Implementing Secure Boot requires coordination between hardware selection, firmware development, and key management:

• Hardware root of trust: Select SoCs or microcontrollers with hardware support for Secure Boot (most modern IoT SoCs include this). The root of trust must be immutable — keys must be stored in one-time-programmable (OTP) fuses or hardware security modules.
• Key hierarchy: Design a signing key hierarchy — a root CA key (kept offline and air-gapped), an intermediate key for signing production firmware, and a key revocation mechanism for responding to key compromise.
• Boot chain verification: Each stage of the boot chain (ROM bootloader → secondary bootloader → OS kernel → application) must verify the next stage before execution.
• Rollback protection: Prevent downgrade attacks by implementing version counters in protected storage that prevent rolling back to older, potentially vulnerable firmware versions.

Secure Boot must be integrated with the OTA (Over-the-Air) update mechanism to maintain security through the product lifecycle.
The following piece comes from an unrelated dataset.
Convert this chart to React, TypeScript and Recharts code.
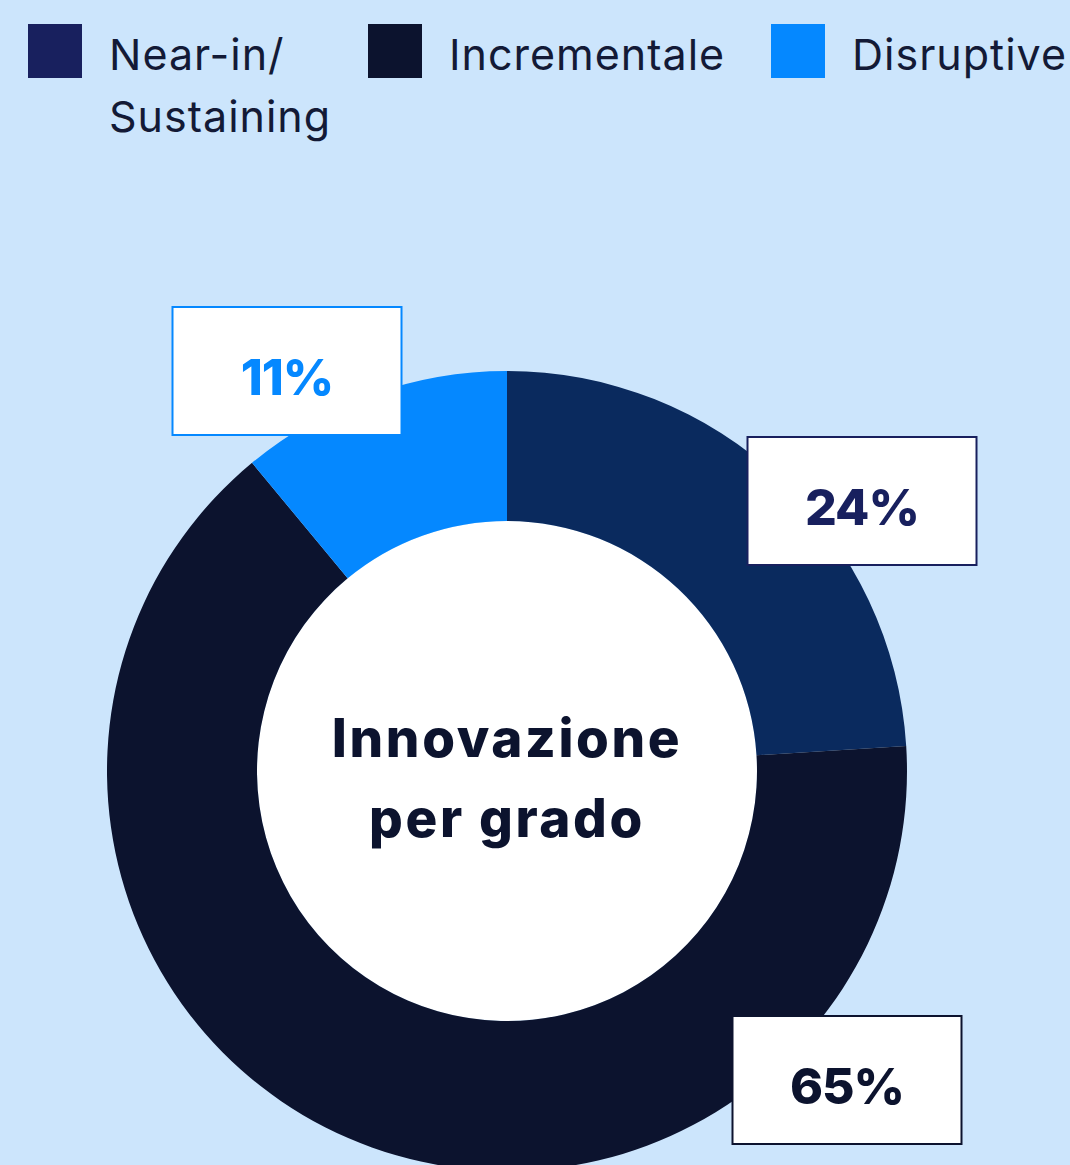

When an OTA update is applied:

1. The update package must be cryptographically signed with the manufacturer's firmware signing key.
2. The device must verify the signature before applying the update.
3. The update must be applied atomically — partial updates that could leave the device in an inconsistent state must be rejected.
4. After update, the new firmware image must pass Secure Boot verification before the device reboots into the updated state.

A Secure Boot implementation that is bypassed by an unsigned OTA update process defeats its own purpose. Manufacturers should verify that the OTA code path is subject to the same integrity verification as the initial boot chain.